■ DO THIS ■
From the first line of the data below through the line bearing "0.080, 0.0635, 0.069, 0.056, 0.0635, 0.059, 0.061]", reproduce each line exactly; do not include pictures.

════════════════════

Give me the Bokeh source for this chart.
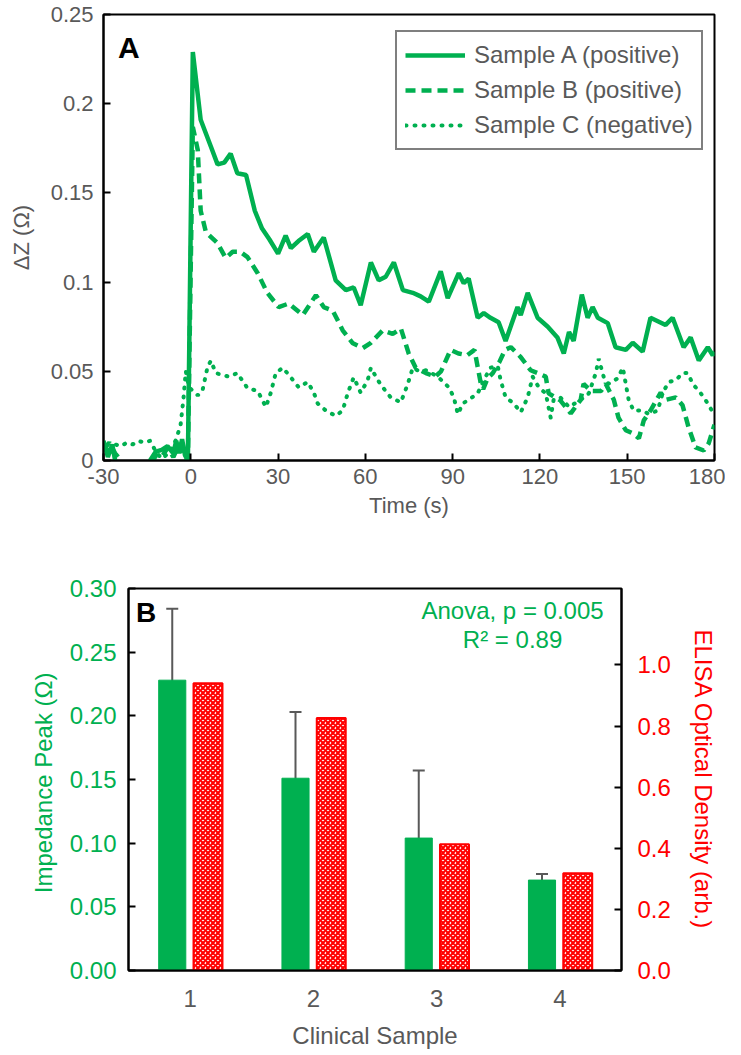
from bokeh.plotting import figure
from bokeh.models import (Range1d, LinearAxis, FixedTicker, Label, Whisker, TeeHead,
                          ColumnDataSource)
from bokeh.embed import file_html
from bokeh.resources import INLINE

GREEN = "#00B050"
RED = "#FF0000"
GRAY = "#595959"
FONT = "Liberation Sans"

# ---------------- Panel A data ----------------
t_a = [-30, -28.5, -27, -26, -24, -20, -16, -14, -12, -10, -8, -6, -5, -4, -3, -2, -1.0,
       0.7, 3.4, 6.9, 9.2, 11.5, 13.7, 16, 19, 22, 24.5, 27, 30, 32.6, 34.4, 37, 40.2, 42.3,
       45.7, 49.8, 53.3, 56, 58.4, 61.9, 64.6, 67, 69.8, 72.9, 76.3, 79, 81.8, 85.9, 88.3,
       92.1, 93.8, 95.5, 98.6, 100.7, 103, 105.8, 108.2, 112.3, 113.4, 115.8, 119.2, 122.7,
       126, 128.2, 130, 131.6, 134.4, 136.4, 138.1, 139.9, 143.3, 146, 149.5, 151.9, 155.3,
       158, 163.2, 165.6, 169.4, 171.8, 174.6, 177.7, 179.4, 180]
a_vals = [0.011, 0.002, 0.009, 0.0, -0.01, -0.015, -0.008, 0.0, 0.005, 0.006, 0.008, 0.004,
          0.011, 0.004, 0.012, 0.003, 0.0,
          0.229, 0.191, 0.176, 0.166, 0.167, 0.172, 0.161, 0.160, 0.140, 0.130, 0.124, 0.116,
          0.126, 0.119, 0.123, 0.127, 0.117, 0.125, 0.101, 0.0955, 0.097, 0.087, 0.111, 0.101,
          0.103, 0.111, 0.0955, 0.094, 0.092, 0.089, 0.106, 0.091, 0.105, 0.0994, 0.102, 0.080,
          0.0826, 0.080, 0.0775, 0.067, 0.086, 0.0815, 0.094, 0.080, 0.075, 0.069, 0.060, 0.072,
          0.067, 0.093, 0.080, 0.086, 0.080, 0.077, 0.0635, 0.062, 0.066, 0.061, 0.080, 0.076,
          0.080, 0.0635, 0.069, 0.056, 0.0635, 0.059, 0.061]

t_b = [-30, -28, -26, -24, -22, -18, -14, -12, -10, -8, -6, -4, -2, -1.0,
       0.7, 2.4, 3.4, 5.2, 9.1, 12, 14.4, 17, 19.5, 23, 26.3, 30.2, 33.7, 38.5, 43, 45.7, 48.8,
       52.2, 55.7, 59.1, 61.9, 66, 69.4, 72.2, 74.9, 77.3, 80.8, 84, 86, 89.3, 92, 95, 97.5,
       99.7, 100.5, 102, 103.8, 106, 108, 110, 113.4, 116.8, 119.2, 122, 123, 127, 130.6, 134,
       135, 137.5, 141, 142.6, 145.4, 147, 149.5, 151.9, 154, 155.7, 158, 161.5, 163.2, 166.7,
       169, 171.1, 173.5, 176.3, 178, 179.7, 180]
b_vals = [0.006, 0.010, 0.004, 0.0, -0.008, -0.01, -0.004, 0.003, 0.002, 0.007, 0.002, 0.009,
          0.002, 0.0,
          0.187, 0.174, 0.140, 0.128, 0.122, 0.1135, 0.117, 0.117, 0.114, 0.105, 0.094, 0.086,
          0.088, 0.0815, 0.0927, 0.086, 0.084, 0.073, 0.0657, 0.063, 0.066, 0.073, 0.071, 0.074,
          0.060, 0.052, 0.049, 0.047, 0.050, 0.062, 0.060, 0.059, 0.062, 0.043, 0.040, 0.046,
          0.049, 0.055, 0.062, 0.0635, 0.058, 0.0506, 0.049, 0.047, 0.0376, 0.0337, 0.0264,
          0.034, 0.043, 0.039, 0.039, 0.043, 0.034, 0.024, 0.017, 0.0152, 0.0124, 0.0225, 0.028,
          0.038, 0.034, 0.0354, 0.031, 0.0185, 0.0073, 0.0056, 0.0096, 0.0185, 0.020]

t_c = [-30, -28, -26, -24, -22, -20, -18, -16, -14, -12, -10, -7, -5, -3.5, -2.5, -1.7, -0.6,
       2.4, 4, 5.7, 6.9, 8.6, 13.1, 16, 19.5, 23, 25.8, 27.5, 29.2, 31.6, 33.7, 37.1, 40.2,
       42.3, 43.6, 46.4, 49.8, 52.2, 54, 56, 58.4, 60.8, 61.9, 64.3, 66, 68.7, 72.2, 74.6,
       76.3, 78.5, 80.8, 84.9, 88.7, 90.4, 91.8, 93.5, 95.5, 98.6, 100.7, 103, 105.5, 106.5,
       108.2, 111, 113.4, 115.8, 117.5, 119.6, 122, 123.7, 124.7, 127, 130, 134, 136.8, 139.2,
       140.2, 141.9, 143.6, 146.7, 148.5, 149.5, 150.5, 152.2, 155.3, 157.4, 160.5, 162.2,
       164.3, 166.7, 169, 170.8, 172.5, 175.3, 177.7, 179.4, 180]
c_vals = [0.010, 0.006, 0.009, 0.008, 0.010, 0.009, 0.011, 0.010, 0.011, 0.005, 0.001, 0.005,
          0.012, 0.020, 0.035, 0.050, 0.041,
          0.0365, 0.039, 0.052, 0.056, 0.049, 0.047, 0.049, 0.0405, 0.039, 0.030, 0.038, 0.049,
          0.052, 0.048, 0.041, 0.044, 0.038, 0.032, 0.028, 0.025, 0.028, 0.038, 0.0466, 0.038,
          0.045, 0.052, 0.045, 0.041, 0.0354, 0.0326, 0.043, 0.052, 0.050, 0.0506, 0.047, 0.041,
          0.0354, 0.026, 0.032, 0.034, 0.0376, 0.045, 0.052, 0.053, 0.045, 0.0354, 0.032, 0.027,
          0.0354, 0.047, 0.041, 0.0376, 0.024, 0.034, 0.0354, 0.030, 0.034, 0.0376, 0.049,
          0.057, 0.047, 0.043, 0.046, 0.052, 0.043, 0.034, 0.028, 0.028, 0.026, 0.028, 0.038,
          0.044, 0.045, 0.049, 0.049, 0.043, 0.0376, 0.032, 0.027, 0.026]

x_ticks_a = [-30, 0, 30, 60, 90, 120, 150, 180]
x_labels_a = ["-30", "0", "30", "60", "90", "120", "150", "180"]
y_ticks_a = [0, 0.05, 0.1, 0.15, 0.2, 0.25]
y_labels_a = ["0", "0.05", "0.1", "0.15", "0.2", "0.25"]

# ---------------- Panel B data ----------------
samples = [1, 2, 3, 4]
impedance = [0.228, 0.151, 0.104, 0.071]
impedance_err = [0.056, 0.052, 0.053, 0.0047]
elisa = [0.94, 0.826, 0.413, 0.318]
y_ticks_b = [0.0, 0.05, 0.10, 0.15, 0.20, 0.25, 0.30]
y_labels_b = ["0.00", "0.05", "0.10", "0.15", "0.20", "0.25", "0.30"]
y2_ticks_b = [0.0, 0.2, 0.4, 0.6, 0.8, 1.0]
y2_labels_b = ["0.0", "0.2", "0.4", "0.6", "0.8", "1.0"]


def style_axis(ax, color, size):
    ax.axis_line_color = "black"
    ax.axis_line_width = 2
    ax.major_tick_line_color = "black"
    ax.major_tick_line_width = 2
    ax.major_tick_in = 7
    ax.major_tick_out = 0
    ax.minor_tick_line_color = None
    ax.major_label_text_font = FONT
    ax.major_label_text_color = color
    ax.major_label_text_font_size = size
    ax.axis_label_text_font = FONT
    ax.axis_label_text_font_style = "normal"
    ax.axis_label_text_color = color
    ax.axis_label_text_font_size = size


# ---------------- Figure A ----------------
p1 = figure(width=725, height=520, x_range=Range1d(-30, 180), y_range=Range1d(0, 0.25),
            output_backend="svg", toolbar_location=None,
            min_border_left=103, min_border_right=11, min_border_top=14, min_border_bottom=60)
p1.grid.grid_line_color = None
p1.outline_line_color = "black"
p1.outline_line_width = 2
p1.background_fill_color = "white"

p1.line(t_a, a_vals, line_color=GREEN, line_width=4.5, legend_label="Sample A (positive)")
p1.line(t_b, b_vals, line_color=GREEN, line_width=4.5, line_dash="10 6",
        legend_label="Sample B (positive)")
p1.line(t_c, c_vals, line_color=GREEN, line_width=4, line_dash="1 8", line_cap="round",
        legend_label="Sample C (negative)")

p1.xaxis.ticker = FixedTicker(ticks=x_ticks_a)
p1.xaxis.major_label_overrides = {t: l for t, l in zip(x_ticks_a, x_labels_a)}
p1.yaxis.ticker = FixedTicker(ticks=y_ticks_a)
p1.yaxis.major_label_overrides = {t: l for t, l in zip(y_ticks_a, y_labels_a)}
p1.xaxis.axis_label = "Time (s)"
p1.yaxis.axis_label = "ΔZ (Ω)"
style_axis(p1.xaxis[0], GRAY, "22px")
style_axis(p1.yaxis[0], GRAY, "22px")
p1.xaxis.major_label_standoff = 8
p1.xaxis.axis_label_standoff = 6
p1.yaxis.major_label_standoff = 10
p1.yaxis.axis_label_standoff = 14

lg = p1.legend[0]
lg.location = (292, 310)
lg.padding = 8
lg.spacing = 5
lg.label_height = 30
lg.glyph_width = 60
lg.glyph_height = 20
lg.label_standoff = 9
lg.label_text_font = FONT
lg.label_text_font_size = "24px"
lg.label_text_color = GRAY
lg.border_line_color = "black"
lg.border_line_width = 2
lg.background_fill_alpha = 1.0

p1.add_layout(Label(x=-25, y=0.2405, text="A", text_font=FONT, text_font_style="bold",
                    text_font_size="30px", text_baseline="top", text_align="left",
                    text_color="black"))

# ---------------- Figure B ----------------
p2 = figure(width=725, height=531, x_range=Range1d(0.5, 4.5), y_range=Range1d(0, 0.30),
            output_backend="svg", toolbar_location=None,
            min_border_left=128, min_border_right=104, min_border_top=68, min_border_bottom=81)
p2.extra_y_ranges = {"elisa": Range1d(0, 1.25)}
p2.grid.grid_line_color = None
p2.outline_line_color = "black"
p2.outline_line_width = 2

xg = [s - 0.145 for s in samples]
xr = [s + 0.145 for s in samples]
src = ColumnDataSource(dict(xg=xg, xr=xr, imp=impedance, elisa=elisa,
                            up=[v + e for v, e in zip(impedance, impedance_err)],
                            lo=[v - e for v, e in zip(impedance, impedance_err)]))
p2.vbar(x="xg", top="imp", width=0.22, source=src, fill_color=GREEN, line_color=GREEN,
        line_width=1)
p2.vbar(x="xr", top="elisa", width=0.235, source=src, y_range_name="elisa",
        fill_color="white", hatch_pattern="x", hatch_color=RED, hatch_scale=5,
        hatch_weight=2.2, line_color=RED, line_width=2)
p2.add_layout(Whisker(source=src, base="xg", upper="up", lower="lo", line_color=GRAY,
                      line_width=2,
                      upper_head=TeeHead(size=12, line_color=GRAY, line_width=2),
                      lower_head=TeeHead(size=12, line_color=GRAY, line_width=2)))

p2.xaxis.ticker = FixedTicker(ticks=samples)
p2.yaxis.ticker = FixedTicker(ticks=y_ticks_b)
p2.yaxis.major_label_overrides = {t: l for t, l in zip(y_ticks_b, y_labels_b)}
p2.xaxis.axis_label = "Clinical Sample"
p2.yaxis.axis_label = "Impedance  Peak (Ω)"
style_axis(p2.xaxis[0], GRAY, "24px")
style_axis(p2.yaxis[0], GREEN, "24px")
p2.xaxis.major_tick_in = 0
p2.xaxis.major_label_standoff = 19
p2.xaxis.axis_label_standoff = 12
p2.yaxis.major_label_standoff = 12
p2.yaxis.axis_label_standoff = 10

ax2 = LinearAxis(y_range_name="elisa", ticker=FixedTicker(ticks=y2_ticks_b),
                 axis_label="ELISA Optical Density (arb.)")
ax2.major_label_overrides = {t: l for t, l in zip(y2_ticks_b, y2_labels_b)}
style_axis(ax2, RED, "24px")
ax2.major_label_standoff = 16
ax2.axis_label_standoff = 16
p2.add_layout(ax2, "right")

p2.add_layout(Label(x=0.56, y=0.293, text="B", text_font=FONT, text_font_style="bold",
                    text_font_size="28px", text_baseline="top", text_align="left",
                    text_color="black"))
p2.add_layout(Label(x=3.616, y=0.2827, text="Anova, p = 0.005", text_font=FONT,
                    text_font_size="24px", text_baseline="middle", text_align="center",
                    text_color=GREEN))
p2.add_layout(Label(x=3.616, y=0.26, text="R² = 0.89", text_font=FONT,
                    text_font_size="24px", text_baseline="middle", text_align="center",
                    text_color=GREEN))

open("out.html", "w").write(file_html([p1, p2], INLINE))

════════════════════

■ FINAL RESULT ■
Give me the Bokeh source for this chart.
from bokeh.plotting import figure
from bokeh.models import (Range1d, LinearAxis, FixedTicker, Label, Whisker, TeeHead,
                          ColumnDataSource)
from bokeh.embed import file_html
from bokeh.resources import INLINE

GREEN = "#00B050"
RED = "#FF0000"
GRAY = "#595959"
FONT = "Liberation Sans"

# ---------------- Panel A data ----------------
t_a = [-30, -28.5, -27, -26, -24, -20, -16, -14, -12, -10, -8, -6, -5, -4, -3, -2, -1.0,
       0.7, 3.4, 6.9, 9.2, 11.5, 13.7, 16, 19, 22, 24.5, 27, 30, 32.6, 34.4, 37, 40.2, 42.3,
       45.7, 49.8, 53.3, 56, 58.4, 61.9, 64.6, 67, 69.8, 72.9, 76.3, 79, 81.8, 85.9, 88.3,
       92.1, 93.8, 95.5, 98.6, 100.7, 103, 105.8, 108.2, 112.3, 113.4, 115.8, 119.2, 122.7,
       126, 128.2, 130, 131.6, 134.4, 136.4, 138.1, 139.9, 143.3, 146, 149.5, 151.9, 155.3,
       158, 163.2, 165.6, 169.4, 171.8, 174.6, 177.7, 179.4, 180]
a_vals = [0.011, 0.002, 0.009, 0.0, -0.01, -0.015, -0.008, 0.0, 0.005, 0.006, 0.008, 0.004,
          0.011, 0.004, 0.012, 0.003, 0.0,
          0.229, 0.191, 0.176, 0.166, 0.167, 0.172, 0.161, 0.160, 0.140, 0.130, 0.124, 0.116,
          0.126, 0.119, 0.123, 0.127, 0.117, 0.125, 0.101, 0.0955, 0.097, 0.087, 0.111, 0.101,
          0.103, 0.111, 0.0955, 0.094, 0.092, 0.089, 0.106, 0.091, 0.105, 0.0994, 0.102, 0.080,
          0.0826, 0.080, 0.0775, 0.067, 0.086, 0.0815, 0.094, 0.080, 0.075, 0.069, 0.060, 0.072,
          0.067, 0.093, 0.080, 0.086, 0.080, 0.077, 0.0635, 0.062, 0.066, 0.061, 0.080, 0.076,
          0.080, 0.0635, 0.069, 0.056, 0.0635, 0.059, 0.061]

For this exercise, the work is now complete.